Bile acids could help slow the progression of a rare and fatal neurodegenerative disease, research from the University of Alberta has found.

Prion disease occurs when a protein changes into an odd shape and causes normal proteins in its path to do the same. For reasons scientists don’t quite understand, brain cells then start dying.

The disease affects one or two people out of every million each year and is known as mad cow disease in cattle and chronic wasting disease in deer and elk.

Valerie Sim, a clinician-scientist at the University of the Alberta, said she was “somewhat skeptical” when a research associate in her lab suggested they test bile acids as a potential cure. But that hunch eventually led to a paper published in August in the Journal of Virology. Leonardo Cortez, her research associate, is listed as first author.

Ursodeoxycholic acid (UDCA) and tauroursodeoxycholic acid (TUDCA) are natural compounds made by the liver and used by the body to help break down fats. But they have also been known to protect against cell death for several other neurodegenerative diseases. TUDCA, for example, has been shown to slow the progression of ALS.

To test the acids’ effectiveness, researchers placed slices of mice brain on a dish, infected them with prions and then treated them with the acids.

Surprisingly, they observed that the acids seemed to bind to the “promiscuous proteins” and partially stop them from spreading. The acids also helped reduce brain cell death.

This potential cure could mean the most for the 10 per cent of prion disease patients who inherit it genetically, Sim said.
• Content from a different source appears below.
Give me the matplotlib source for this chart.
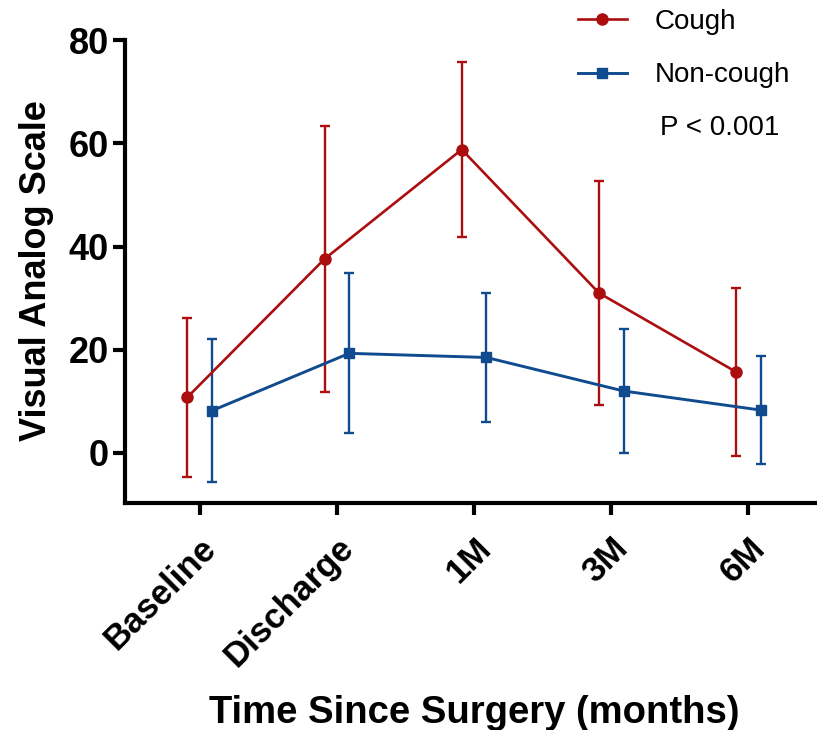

The treatment appears to be most effective when administered early, long before symptoms even appear.

Their research also contributes to our understanding of other diseases (such as Alzheimer’s, Parkinson’s and Huntington’s) caused by problem-proteins.

Sim and her colleagues are now focused on testing combinations of compounds that might be even more effective at blocking the protein conversion and preventing cell death.

“I don’t think one compound will ever treat any of these diseases,” Sim said. “We hope we can find a combination.”